Property of the Gamma function

Question

I want to know is there any property due to which we could write $$\frac{\Gamma(M+\frac{2}{\alpha})}{\Gamma(M)}=\frac{2}{\alpha}\sum_{k=1}^{M} \frac{\Gamma(k-1+\frac{2}{\alpha})}{(k-1)!}$$ Thanks in advance.

Answer 1

Use $\Gamma(x+1) = x \cdot \Gamma(x)$ and induction.

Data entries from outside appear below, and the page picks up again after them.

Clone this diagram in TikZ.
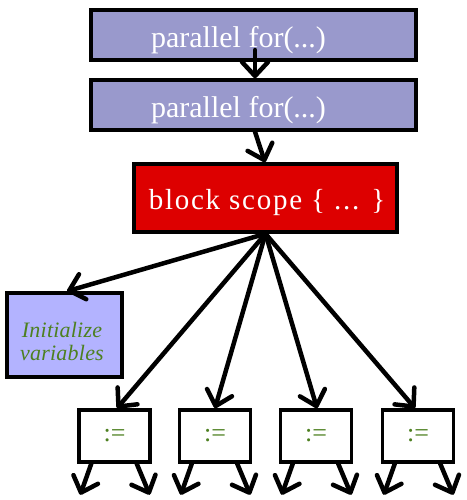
\documentclass[tikz,border=0pt]{standalone}
\usepackage{fontspec}
\setmainfont{Liberation Serif}
\usetikzlibrary{arrows.meta}
\definecolor{forblue}{RGB}{153,153,204}
\definecolor{scopered}{RGB}{221,0,0}
\definecolor{initblue}{RGB}{179,179,255}
\definecolor{codegreen}{RGB}{77,128,32}
\begin{document}
\begin{tikzpicture}[x=1pt,y=1pt,
  forbox/.style={draw=black,line width=3.5pt,fill=forblue,minimum width=325pt,minimum height=50pt,inner sep=0pt},
  fortext/.style={font=\fontsize{30}{34}\selectfont,text=white,inner sep=0pt},
  scopebox/.style={draw=black,line width=3.5pt,fill=scopered,minimum width=263pt,minimum height=68pt,inner sep=0pt},
  scopetext/.style={font=\fontsize{29}{34}\selectfont\addfontfeature{LetterSpace=6},text=white,inner sep=0pt},
  initbox/.style={draw=black,line width=3.5pt,fill=initblue,minimum width=115pt,minimum height=84pt,inner sep=0pt},
  inittext/.style={font=\fontsize{22}{23}\selectfont\itshape\addfontfeature{LetterSpace=1},text=codegreen,align=center,inner sep=0pt},
  assignbox/.style={draw=black,line width=3.5pt,fill=white,minimum width=71pt,minimum height=52pt,inner sep=0pt,font=\fontsize{26}{28}\selectfont,text=codegreen},
  arr/.style={line width=4.5pt,line cap=round,-{Straight Barb[length=14pt,width=26pt,line width=4.5pt,round]}}
]
\useasboundingbox (0,0) rectangle (466,-500);
\node[forbox] (f1) at (253.5,-35) {};
\node[fortext] (t1) at (238.5,-40) {parallel for(...)};
\node[forbox] (f2) at (253.5,-105) {};
\node[fortext] (t2) at (238.5,-110) {parallel for(...)};
\node[scopebox] (s) at (265.5,-198) {};
\node[scopetext] (st) at (267,-203) {block scope \{ ... \}};
\node[initbox] (init) at (64.5,-335) {};
\node[inittext] (it) at (62,-341) {Initialize\\variables};
\node[assignbox] (b1) at (114.5,-436) {:=};
\node[assignbox] (b2) at (215,-436) {:=};
\node[assignbox] (b3) at (316,-436) {:=};
\node[assignbox] (b4) at (418,-436) {:=};
\coordinate (f1s) at (255,-50);
\draw[arr] (f1s) -- (f1s |- f2.north);
\draw[arr] ([xshift=1.5pt]f2.south) -- ([xshift=-0.5pt]s.north);
\draw[arr] (s.south) -- ([xshift=2.5pt]init.north);
\draw[arr] (s.south) -- ([xshift=2.5pt]b1.north);
\draw[arr] (s.south) -- (b2.north);
\draw[arr] (s.south) -- ([xshift=1pt]b3.north);
\draw[arr] (s.south) -- ([xshift=-3pt]b4.north);
\foreach \b in {b1,b2,b3,b4}{
  \draw[arr] ([xshift=14pt]\b.south west) -- ++(-11pt,-31pt);
  \draw[arr] ([xshift=-15pt]\b.south east) -- ++(13pt,-31pt);
}
\end{tikzpicture}
\end{document}
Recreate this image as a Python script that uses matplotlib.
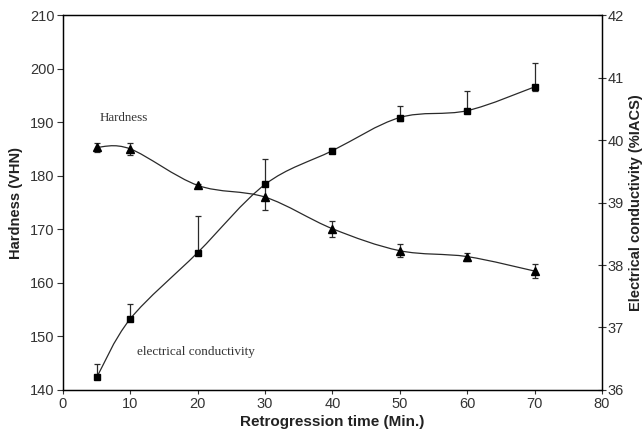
import matplotlib
matplotlib.use('Agg')
import matplotlib.pyplot as plt
from matplotlib.path import Path
from matplotlib.patches import PathPatch

# retrogression time (min)
time = [5, 10, 20, 30, 40, 50, 60, 70]

# hardness (VHN), left axis
hardness = [185.3, 185.0, 178.2, 176.0, 170.1, 166.0, 164.9, 162.2]
hardness_err = [0.8, 1.05, 0.3, 2.4, 1.5, 1.2, 0.75, 1.3]

# electrical conductivity (%IACS), right axis
conduct = [36.20, 37.14, 38.20, 39.29, 39.83, 40.36, 40.47, 40.85]
conduct_err_up = [0.21, 0.24, 0.58, 0.40, 0.04, 0.18, 0.32, 0.39]
conduct_err_lo = [0.0, 0.0, 0.0, 0.0, 0.04, 0.06, 0.0, 0.07]


def smooth_path(xs, ys):
    # catmull-rom through the points, written as cubic bezier segments
    verts = [(xs[0], ys[0])]
    codes = [Path.MOVETO]
    n = len(xs)
    for i in range(n - 1):
        x0, y0 = (xs[i - 1], ys[i - 1]) if i > 0 else (xs[i], ys[i])
        x1, y1 = xs[i], ys[i]
        x2, y2 = xs[i + 1], ys[i + 1]
        x3, y3 = (xs[i + 2], ys[i + 2]) if i + 2 < n else (x2, y2)
        c1 = (x1 + (x2 - x0) / 6.0, y1 + (y2 - y0) / 6.0)
        c2 = (x2 - (x3 - x1) / 6.0, y2 - (y3 - y1) / 6.0)
        verts += [c1, c2, (x2, y2)]
        codes += [Path.CURVE4] * 3
    return Path(verts, codes)


plt.rcParams['font.family'] = 'Liberation Sans'

fig = plt.figure(figsize=(6.44, 4.34), dpi=100)
ax = fig.add_axes([0.0978, 0.1014, 0.837, 0.864])
ax2 = ax.twinx()

line_col = '#2a2a2a'

ax.add_patch(PathPatch(smooth_path(time, hardness), fill=False, lw=0.9,
                       edgecolor=line_col, zorder=2))
ax.errorbar(time, hardness, yerr=hardness_err, fmt='^', color='black',
            ms=5.5, ecolor=line_col, elinewidth=0.9, capsize=2.5, capthick=0.9)

ax2.add_patch(PathPatch(smooth_path(time, conduct), fill=False, lw=0.9,
                        edgecolor=line_col, zorder=2))
ax2.errorbar(time, conduct, yerr=[conduct_err_lo, conduct_err_up], fmt='s',
             color='black', ms=4.5, ecolor=line_col, elinewidth=0.9,
             capsize=2.5, capthick=0.9)

ax.set_xlim(0, 80)
ax.set_ylim(140, 210)
ax2.set_ylim(36, 42)
ax.set_xticks(range(0, 81, 10))
ax.set_yticks(range(140, 211, 10))
ax2.set_yticks(range(36, 43))

tick_col = '#333333'
ax.tick_params(axis='x', direction='out', length=3, width=0.8,
               labelsize=10.5, colors=tick_col, pad=2)
ax.tick_params(axis='y', direction='out', length=4, width=0.8,
               labelsize=10.5, colors=tick_col, pad=2)
ax2.tick_params(axis='y', direction='inout', length=6, width=0.8,
                labelsize=10.5, colors=tick_col, pad=1)
for a in (ax, ax2):
    for s in a.spines.values():
        s.set_linewidth(0.9)
        s.set_color('black')

ax.set_xlabel('Retrogression time (Min.)', fontsize=11, fontweight='bold',
              color='#222222', labelpad=3)
ax.set_ylabel('Hardness (VHN)', fontsize=10.5, fontweight='bold',
              color='#222222', labelpad=5)
ax2.set_ylabel('Electrical conductivity (%IACS)', fontsize=10.5,
               fontweight='bold', color='#222222', labelpad=4)

ax.text(8.95, 190.8, 'Hardness', family='Liberation Serif', fontsize=9.4,
        color='#333333', ha='center', va='center')
ax.text(19.7, 147.0, 'electrical conductivity', family='Liberation Serif',
        fontsize=9.5, color='#333333', ha='center', va='center')

fig.savefig('out.png', dpi=100)
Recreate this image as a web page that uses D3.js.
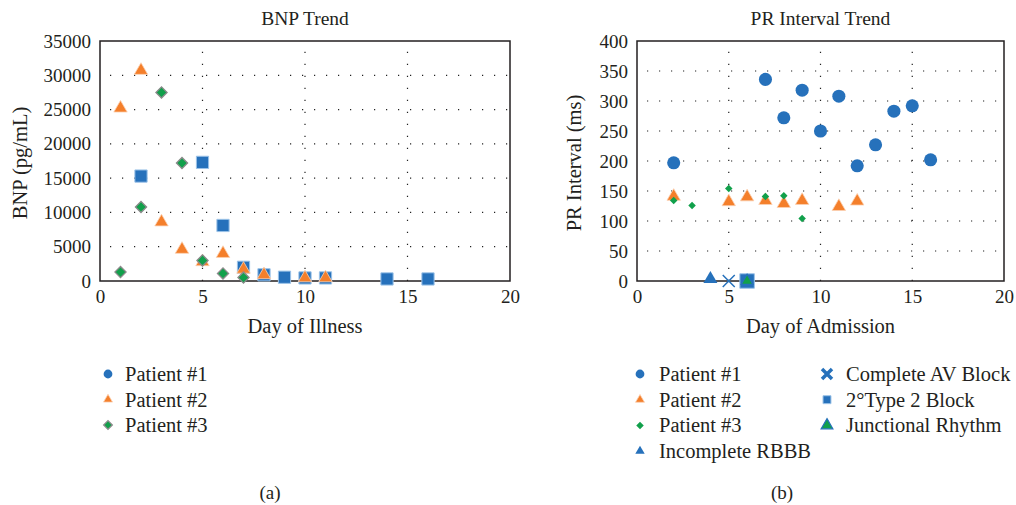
<!DOCTYPE html>
<html><head><meta charset="utf-8">
<script src="https://cdn.jsdelivr.net/npm/d3@7"></script>
<style>body{margin:0;background:#fff}svg{display:block}svg text{font-family:"Liberation Serif","DejaVu Serif",serif !important;fill:#231f20}</style>
</head><body><svg id="c" width="1016" height="505"></svg>
<script>
// ---------- data ----------
const bnpDays1 = [2,5,6,7,8,9,10,11,14,16];
const bnpVals1 = [15300,17300,8100,2000,900,550,450,450,300,300];
const bnpDays2 = [1,2,3,4,5,6,7,8,10,11];
const bnpVals2 = [25200,30700,8600,4600,2800,4000,1700,900,450,450];
const bnpDays3 = [1,2,3,4,5,6,7];
const bnpVals3 = [1300,10800,27500,17200,3000,1100,500];

const prDays1 = [2,7,8,9,10,11,12,13,14,15,16];
const prVals1 = [197,336,272,318,250,308,192,227,283,292,202];
const prDays2 = [2,5,6,7,8,9,11,12];
const prVals2 = [141,132,140,134,129,134,124,133];
const prDays3 = [2,3,5,7,8,9];
const prVals3 = [134,126,154,141,142,104];
const rbbbDays = [4], rbbbVals = [0];
const avDays = [5], avVals = [0];
const type2Days = [6], type2Vals = [0];
const juncDays = [6], juncVals = [0];

const xTicks = [0,5,10,15,20];
const bnpTicks = [0,5000,10000,15000,20000,25000,30000,35000];
const prTicks = [0,50,100,150,200,250,300,350,400];
const legendA = ["Patient #1","Patient #2","Patient #3"];
const legendB1 = ["Patient #1","Patient #2","Patient #3","Incomplete RBBB"];
const legendB2 = ["Complete AV Block","2°Type 2 Block","Junctional Rhythm"];

const BLUE="#2671bb", ORANGE="#f47f2b", GREEN="#11a04b";
const FONT = "Liberation Serif";
const svg = d3.select("#c");

function panel(o){
  const x = d3.scaleLinear().domain([0,20]).range([o.x0,o.x1]);
  const y = d3.scaleLinear().domain([0,o.ymax]).range([281,41]);
  const g = svg.append("g");
  o.yticks.slice(1,-1).forEach(t=>{
    g.append("line").attr("x1",x(0)+10).attr("x2",x(20)).attr("y1",y(t)).attr("y2",y(t))
      .attr("stroke","#222").attr("stroke-width",1.2).attr("stroke-dasharray","1.2,10.8");
  });
  [5,10,15].forEach(t=>{
    g.append("line").attr("x1",x(t)).attr("x2",x(t)).attr("y1",y(0)).attr("y2",y(o.ymax)+5)
      .attr("stroke","#222").attr("stroke-width",1.2).attr("stroke-dasharray","1.2,10.8");
  });
  g.append("rect").attr("x",x(0)).attr("y",y(o.ymax)).attr("width",x(20)-x(0)).attr("height",y(0)-y(o.ymax))
    .attr("fill","none").attr("stroke","#231f20").attr("stroke-width",1.5);
  const ax = g.append("g").attr("transform",`translate(0,${y(0)})`)
    .call(d3.axisBottom(x).tickValues(xTicks).tickSize(0).tickPadding(9));
  ax.attr("font-family",FONT).attr("font-size",19);
  ax.select(".domain").remove();
  ax.selectAll("text").attr("fill","#231f20");
  const ay = g.append("g").attr("transform",`translate(${x(0)},0)`)
    .call(d3.axisLeft(y).tickValues(o.yticks).tickSize(0).tickPadding(9).tickFormat(d3.format("d")));
  ay.attr("font-family",FONT).attr("font-size",19);
  ay.select(".domain").remove();
  ay.selectAll("text").attr("fill","#231f20");
  g.append("text").attr("x",(x(0)+x(20))/2).attr("y",25).attr("text-anchor","middle").attr("font-size",19.5).text(o.title);
  g.append("text").attr("x",(x(0)+x(20))/2).attr("y",333).attr("text-anchor","middle").attr("font-size",20.5).text(o.xlabel);
  g.append("text").attr("transform",`translate(${o.ylx},${(y(0)+y(o.ymax))/2+2}) rotate(-90)`)
    .attr("text-anchor","middle").attr("font-size",20.5).text(o.ylabel);
  return {g,x,y};
}

function mark(g, kind, cx, cy, sc){
  sc = sc||1;
  const t = `translate(${cx},${cy})`;
  if(kind==="square") g.append("path").attr("d",d3.symbol(d3.symbolSquare,150*sc)()).attr("transform",t)
      .attr("fill",BLUE).attr("stroke","#9cc3e8").attr("stroke-width",1);
  else if(kind==="circle") g.append("path").attr("d",d3.symbol(d3.symbolCircle,135*sc)()).attr("transform",t).attr("fill",BLUE);
  else if(kind==="tri") g.append("path").attr("d",d3.symbol(d3.symbolTriangle,78*sc)()).attr("transform",t)
      .attr("fill",ORANGE).attr("stroke","#fbd2b4").attr("stroke-width",0.8);
  else if(kind==="diamond") g.append("path").attr("d",d3.symbol(d3.symbolSquare,62*sc)()).attr("transform",t+" rotate(45)")
      .attr("fill",GREEN).attr("stroke","#8a8a8a").attr("stroke-width",1.3);
  else if(kind==="diamondS") g.append("path").attr("d",d3.symbol(d3.symbolSquare,28*sc)()).attr("transform",t+" rotate(45)")
      .attr("fill",GREEN);
  else if(kind==="btri") g.append("path").attr("d",d3.symbol(d3.symbolTriangle,85*sc)()).attr("transform",t).attr("fill",BLUE);
  else if(kind==="x") { const s=6*Math.sqrt(sc); g.append("path").attr("d",`M${-s},${-s}L${s},${s}M${-s},${s}L${s},${-s}`).attr("transform",t)
      .attr("stroke",BLUE).attr("stroke-width",1.5).attr("fill","none"); }
  else if(kind==="xThick") g.append("path").attr("d",`M-5,-5L5,5M-5,5L5,-5`).attr("transform",t)
      .attr("stroke",BLUE).attr("stroke-width",3.5).attr("fill","none");
  else if(kind==="bsquare") g.append("path").attr("d",d3.symbol(d3.symbolSquare,210*sc)()).attr("transform",t)
      .attr("fill",BLUE).attr("stroke","#9cc3e8").attr("stroke-width",1);
  else if(kind==="gtri") g.append("path").attr("d",d3.symbol(d3.symbolTriangle,60*sc)()).attr("transform",t)
      .attr("fill",GREEN).attr("stroke",BLUE).attr("stroke-width",1.2);
}

// Panel A
const A = panel({x0:100,x1:510,ymax:35000,yticks:bnpTicks,title:"BNP Trend",xlabel:"Day of Illness",ylabel:"BNP (pg/mL)",ylx:27});
bnpDays1.forEach((d,i)=>mark(A.g,"square",A.x(d),A.y(bnpVals1[i])));
bnpDays2.forEach((d,i)=>mark(A.g,"tri",A.x(d),A.y(bnpVals2[i])));
bnpDays3.forEach((d,i)=>mark(A.g,"diamond",A.x(d),A.y(bnpVals3[i])));

// Panel B
const B = panel({x0:637,x1:1004,ymax:400,yticks:prTicks,title:"PR Interval Trend",xlabel:"Day of Admission",ylabel:"PR Interval (ms)",ylx:581});
prDays1.forEach((d,i)=>mark(B.g,"circle",B.x(d),B.y(prVals1[i])));
prDays2.forEach((d,i)=>mark(B.g,"tri",B.x(d),B.y(prVals2[i])));
prDays3.forEach((d,i)=>mark(B.g,"diamondS",B.x(d),B.y(prVals3[i])));
rbbbDays.forEach((d,i)=>mark(B.g,"btri",B.x(d),B.y(rbbbVals[i])-2));
avDays.forEach((d,i)=>mark(B.g,"x",B.x(d),B.y(avVals[i])));
type2Days.forEach((d,i)=>mark(B.g,"bsquare",B.x(d),B.y(type2Vals[i])));
juncDays.forEach((d,i)=>mark(B.g,"gtri",B.x(d),B.y(juncVals[i])));

// Legends
const LA = svg.append("g");
const kindsA = ["circle","tri","diamond"];
legendA.forEach((s,i)=>{
  const yy = 374 + i*25.5;
  mark(LA, kindsA[i], 108, yy, i===2?0.6:0.45);
  LA.append("text").attr("x",125).attr("y",yy+7).attr("font-size",20.5).text(s);
});
const LB = svg.append("g");
const kindsB1 = ["circle","tri","diamondS","btri"];
legendB1.forEach((s,i)=>{
  const yy = 374 + i*25.7;
  mark(LB, kindsB1[i], 640, yy, i===2?1:0.45);
  LB.append("text").attr("x",659).attr("y",yy+7).attr("font-size",20.5).text(s);
});
const kindsB2 = ["xThick","bsquare","gtri"];
legendB2.forEach((s,i)=>{
  const yy = 374 + i*25.7;
  mark(LB, kindsB2[i], 827, yy, i===1?0.3:1);
  LB.append("text").attr("x",846).attr("y",yy+7).attr("font-size",20.5).text(s);
});

svg.append("text").attr("x",270).attr("y",499).attr("text-anchor","middle").attr("font-size",19).text("(a)");
svg.append("text").attr("x",782).attr("y",499).attr("text-anchor","middle").attr("font-size",19).text("(b)");
</script></body></html>
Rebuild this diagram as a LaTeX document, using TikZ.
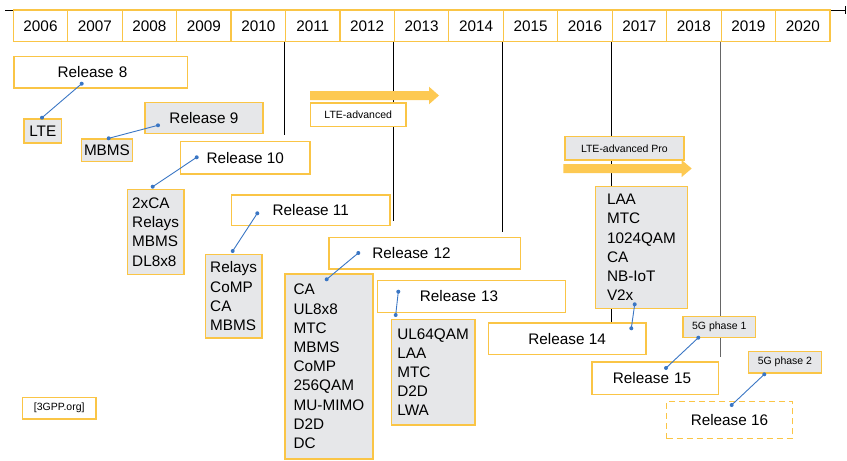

If $M=1$ then $$\frac{\Gamma(1+\frac{2}{\alpha})}{\Gamma(1)}=\Gamma\left(1+\frac{2}{\alpha}\right) =\frac{2}{\alpha}\Gamma\left(\frac{2}{\alpha}\right)=\frac{2}{\alpha}\sum_{k=1}^{1} \frac{\Gamma(k-1+\frac{2}{\alpha})}{(k-1)!}.$$

If $M>1$ then $$\frac{2}{\alpha}\sum_{k=1}^{M} \frac{\Gamma(k-1+\frac{2}{\alpha})}{(k-1)!}= \frac{2}{\alpha}\sum_{k=1}^{M-1} \frac{\Gamma(k-1+\frac{2}{\alpha})}{(k-1)!}+ \frac{2}{\alpha}\frac{\Gamma(M-1+\frac{2}{\alpha})}{(M-1)!}\\= \frac{\Gamma(M-1+\frac{2}{\alpha})}{\Gamma(M-1)}+\frac{2}{\alpha}\frac{\Gamma(M-1+\frac{2}{\alpha})}{(M-1)!}=\left(M-1+\frac{2}{\alpha}\right)\frac{\Gamma(M-1+\frac{2}{\alpha})}{(M-1)!}=\frac{\Gamma(M+\frac{2}{\alpha})}{\Gamma(M)},$$ where we used the induction step and the fact that $\Gamma(n) = (n-1)!$ for any positive integer $n$.